## INFORMATION PROVIDED:
## begin

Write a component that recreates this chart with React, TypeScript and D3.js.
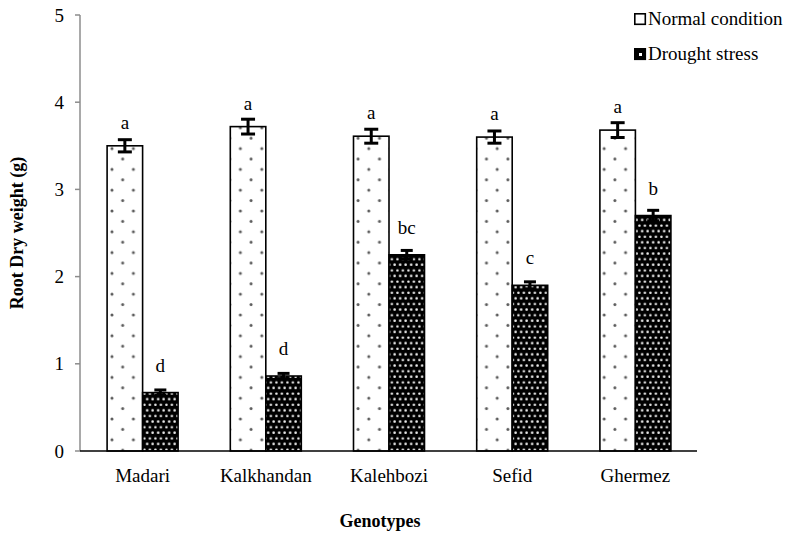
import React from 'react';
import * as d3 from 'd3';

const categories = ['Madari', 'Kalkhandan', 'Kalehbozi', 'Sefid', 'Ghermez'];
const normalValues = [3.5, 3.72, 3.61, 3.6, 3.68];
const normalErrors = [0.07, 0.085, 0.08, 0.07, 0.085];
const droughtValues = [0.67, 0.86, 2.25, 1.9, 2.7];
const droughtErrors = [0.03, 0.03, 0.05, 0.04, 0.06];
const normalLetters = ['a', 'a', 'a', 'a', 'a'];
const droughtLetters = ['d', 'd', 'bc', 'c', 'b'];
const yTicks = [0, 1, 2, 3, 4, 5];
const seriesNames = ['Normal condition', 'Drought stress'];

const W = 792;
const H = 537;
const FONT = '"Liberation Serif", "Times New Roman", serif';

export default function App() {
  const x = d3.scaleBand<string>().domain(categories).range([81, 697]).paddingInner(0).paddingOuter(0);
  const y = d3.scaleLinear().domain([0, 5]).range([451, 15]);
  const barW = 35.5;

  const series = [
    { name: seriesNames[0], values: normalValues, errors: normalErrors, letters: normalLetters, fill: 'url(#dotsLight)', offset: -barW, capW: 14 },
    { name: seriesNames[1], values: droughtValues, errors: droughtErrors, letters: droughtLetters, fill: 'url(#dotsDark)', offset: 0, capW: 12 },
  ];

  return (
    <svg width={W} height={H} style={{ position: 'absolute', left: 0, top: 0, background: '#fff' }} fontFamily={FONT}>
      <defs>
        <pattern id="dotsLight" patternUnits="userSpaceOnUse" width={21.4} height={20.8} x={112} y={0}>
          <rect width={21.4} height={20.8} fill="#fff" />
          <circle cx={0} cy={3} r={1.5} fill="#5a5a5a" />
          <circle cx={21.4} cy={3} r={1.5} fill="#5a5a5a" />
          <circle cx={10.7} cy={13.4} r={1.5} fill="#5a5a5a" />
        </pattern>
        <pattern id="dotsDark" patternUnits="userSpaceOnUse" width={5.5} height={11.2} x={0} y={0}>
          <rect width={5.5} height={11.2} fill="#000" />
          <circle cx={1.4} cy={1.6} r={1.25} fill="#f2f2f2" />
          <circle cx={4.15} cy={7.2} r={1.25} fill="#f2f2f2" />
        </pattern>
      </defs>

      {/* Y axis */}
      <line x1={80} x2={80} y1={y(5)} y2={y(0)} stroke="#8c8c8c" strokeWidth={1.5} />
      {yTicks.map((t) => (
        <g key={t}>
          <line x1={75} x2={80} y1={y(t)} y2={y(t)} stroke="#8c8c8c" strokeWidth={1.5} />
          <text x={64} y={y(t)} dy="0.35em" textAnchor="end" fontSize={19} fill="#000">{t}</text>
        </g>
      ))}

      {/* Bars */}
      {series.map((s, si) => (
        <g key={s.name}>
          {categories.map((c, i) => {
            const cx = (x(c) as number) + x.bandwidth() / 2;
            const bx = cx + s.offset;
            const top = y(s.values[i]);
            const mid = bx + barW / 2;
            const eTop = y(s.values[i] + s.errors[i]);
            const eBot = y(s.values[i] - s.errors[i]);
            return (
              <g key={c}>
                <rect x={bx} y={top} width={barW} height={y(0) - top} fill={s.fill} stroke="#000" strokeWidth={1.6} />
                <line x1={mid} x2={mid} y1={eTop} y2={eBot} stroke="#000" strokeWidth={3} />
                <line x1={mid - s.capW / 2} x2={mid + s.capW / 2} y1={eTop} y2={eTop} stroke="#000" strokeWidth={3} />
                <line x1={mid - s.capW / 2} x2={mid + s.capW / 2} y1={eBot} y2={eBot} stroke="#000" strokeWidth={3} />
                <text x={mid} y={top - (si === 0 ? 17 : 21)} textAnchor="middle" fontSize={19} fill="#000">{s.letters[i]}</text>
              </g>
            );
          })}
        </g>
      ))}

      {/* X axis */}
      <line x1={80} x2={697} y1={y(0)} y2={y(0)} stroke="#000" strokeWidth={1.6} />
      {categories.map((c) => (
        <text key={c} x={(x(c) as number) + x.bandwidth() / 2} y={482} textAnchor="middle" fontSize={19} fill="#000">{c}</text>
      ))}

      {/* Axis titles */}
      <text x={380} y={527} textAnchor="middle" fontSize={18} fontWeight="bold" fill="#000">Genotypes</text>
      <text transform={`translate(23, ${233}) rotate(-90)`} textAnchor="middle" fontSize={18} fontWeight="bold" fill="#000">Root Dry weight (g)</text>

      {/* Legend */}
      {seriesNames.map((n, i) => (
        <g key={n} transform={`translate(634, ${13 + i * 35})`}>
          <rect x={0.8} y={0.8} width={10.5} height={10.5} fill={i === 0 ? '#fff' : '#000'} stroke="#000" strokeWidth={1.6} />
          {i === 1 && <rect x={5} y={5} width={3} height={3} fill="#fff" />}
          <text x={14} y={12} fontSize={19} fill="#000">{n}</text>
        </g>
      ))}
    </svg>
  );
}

## end

Copy out all the data exactly; skip the pictures.

## TASK OUTPUT:
Write a component that recreates this chart with React, TypeScript and D3.js.
import React from 'react';
import * as d3 from 'd3';

const categories = ['Madari', 'Kalkhandan', 'Kalehbozi', 'Sefid', 'Ghermez'];
const normalValues = [3.5, 3.72, 3.61, 3.6, 3.68];
const normalErrors = [0.07, 0.085, 0.08, 0.07, 0.085];
const droughtValues = [0.67, 0.86, 2.25, 1.9, 2.7];
const droughtErrors = [0.03, 0.03, 0.05, 0.04, 0.06];
const normalLetters = ['a', 'a', 'a', 'a', 'a'];
const droughtLetters = ['d', 'd', 'bc', 'c', 'b'];
const yTicks = [0, 1, 2, 3, 4, 5];
const seriesNames = ['Normal condition', 'Drought stress'];

const W = 792;
const H = 537;
const FONT = '"Liberation Serif", "Times New Roman", serif';

export default function App() {
  const x = d3.scaleBand<string>().domain(categories).range([81, 697]).paddingInner(0).paddingOuter(0);
  const y = d3.scaleLinear().domain([0, 5]).range([451, 15]);
  const barW = 35.5;

  const series = [
    { name: seriesNames[0], values: normalValues, errors: normalErrors, letters: normalLetters, fill: 'url(#dotsLight)', offset: -barW, capW: 14 },
    { name: seriesNames[1], values: droughtValues, errors: droughtErrors, letters: droughtLetters, fill: 'url(#dotsDark)', offset: 0, capW: 12 },
  ];

  return (
    <svg width={W} height={H} style={{ position: 'absolute', left: 0, top: 0, background: '#fff' }} fontFamily={FONT}>
      <defs>
        <pattern id="dotsLight" patternUnits="userSpaceOnUse" width={21.4} height={20.8} x={112} y={0}>
          <rect width={21.4} height={20.8} fill="#fff" />
          <circle cx={0} cy={3} r={1.5} fill="#5a5a5a" />
          <circle cx={21.4} cy={3} r={1.5} fill="#5a5a5a" />
          <circle cx={10.7} cy={13.4} r={1.5} fill="#5a5a5a" />
        </pattern>
        <pattern id="dotsDark" patternUnits="userSpaceOnUse" width={5.5} height={11.2} x={0} y={0}>
          <rect width={5.5} height={11.2} fill="#000" />
          <circle cx={1.4} cy={1.6} r={1.25} fill="#f2f2f2" />
          <circle cx={4.15} cy={7.2} r={1.25} fill="#f2f2f2" />
        </pattern>
      </defs>

      {/* Y axis */}
      <line x1={80} x2={80} y1={y(5)} y2={y(0)} stroke="#8c8c8c" strokeWidth={1.5} />
      {yTicks.map((t) => (
        <g key={t}>
          <line x1={75} x2={80} y1={y(t)} y2={y(t)} stroke="#8c8c8c" strokeWidth={1.5} />
          <text x={64} y={y(t)} dy="0.35em" textAnchor="end" fontSize={19} fill="#000">{t}</text>
        </g>
      ))}

      {/* Bars */}
      {series.map((s, si) => (
        <g key={s.name}>
          {categories.map((c, i) => {
            const cx = (x(c) as number) + x.bandwidth() / 2;
            const bx = cx + s.offset;
            const top = y(s.values[i]);
            const mid = bx + barW / 2;
            const eTop = y(s.values[i] + s.errors[i]);
            const eBot = y(s.values[i] - s.errors[i]);
            return (
              <g key={c}>
                <rect x={bx} y={top} width={barW} height={y(0) - top} fill={s.fill} stroke="#000" strokeWidth={1.6} />
                <line x1={mid} x2={mid} y1={eTop} y2={eBot} stroke="#000" strokeWidth={3} />
                <line x1={mid - s.capW / 2} x2={mid + s.capW / 2} y1={eTop} y2={eTop} stroke="#000" strokeWidth={3} />
                <line x1={mid - s.capW / 2} x2={mid + s.capW / 2} y1={eBot} y2={eBot} stroke="#000" strokeWidth={3} />
                <text x={mid} y={top - (si === 0 ? 17 : 21)} textAnchor="middle" fontSize={19} fill="#000">{s.letters[i]}</text>
              </g>
            );
          })}
        </g>
      ))}

      {/* X axis */}
      <line x1={80} x2={697} y1={y(0)} y2={y(0)} stroke="#000" strokeWidth={1.6} />
      {categories.map((c) => (
        <text key={c} x={(x(c) as number) + x.bandwidth() / 2} y={482} textAnchor="middle" fontSize={19} fill="#000">{c}</text>
      ))}

      {/* Axis titles */}
      <text x={380} y={527} textAnchor="middle" fontSize={18} fontWeight="bold" fill="#000">Genotypes</text>
      <text transform={`translate(23, ${233}) rotate(-90)`} textAnchor="middle" fontSize={18} fontWeight="bold" fill="#000">Root Dry weight (g)</text>

      {/* Legend */}
      {seriesNames.map((n, i) => (
        <g key={n} transform={`translate(634, ${13 + i * 35})`}>
          <rect x={0.8} y={0.8} width={10.5} height={10.5} fill={i === 0 ? '#fff' : '#000'} stroke="#000" strokeWidth={1.6} />
          {i === 1 && <rect x={5} y={5} width={3} height={3} fill="#fff" />}
          <text x={14} y={12} fontSize={19} fill="#000">{n}</text>
        </g>
      ))}
    </svg>
  );
}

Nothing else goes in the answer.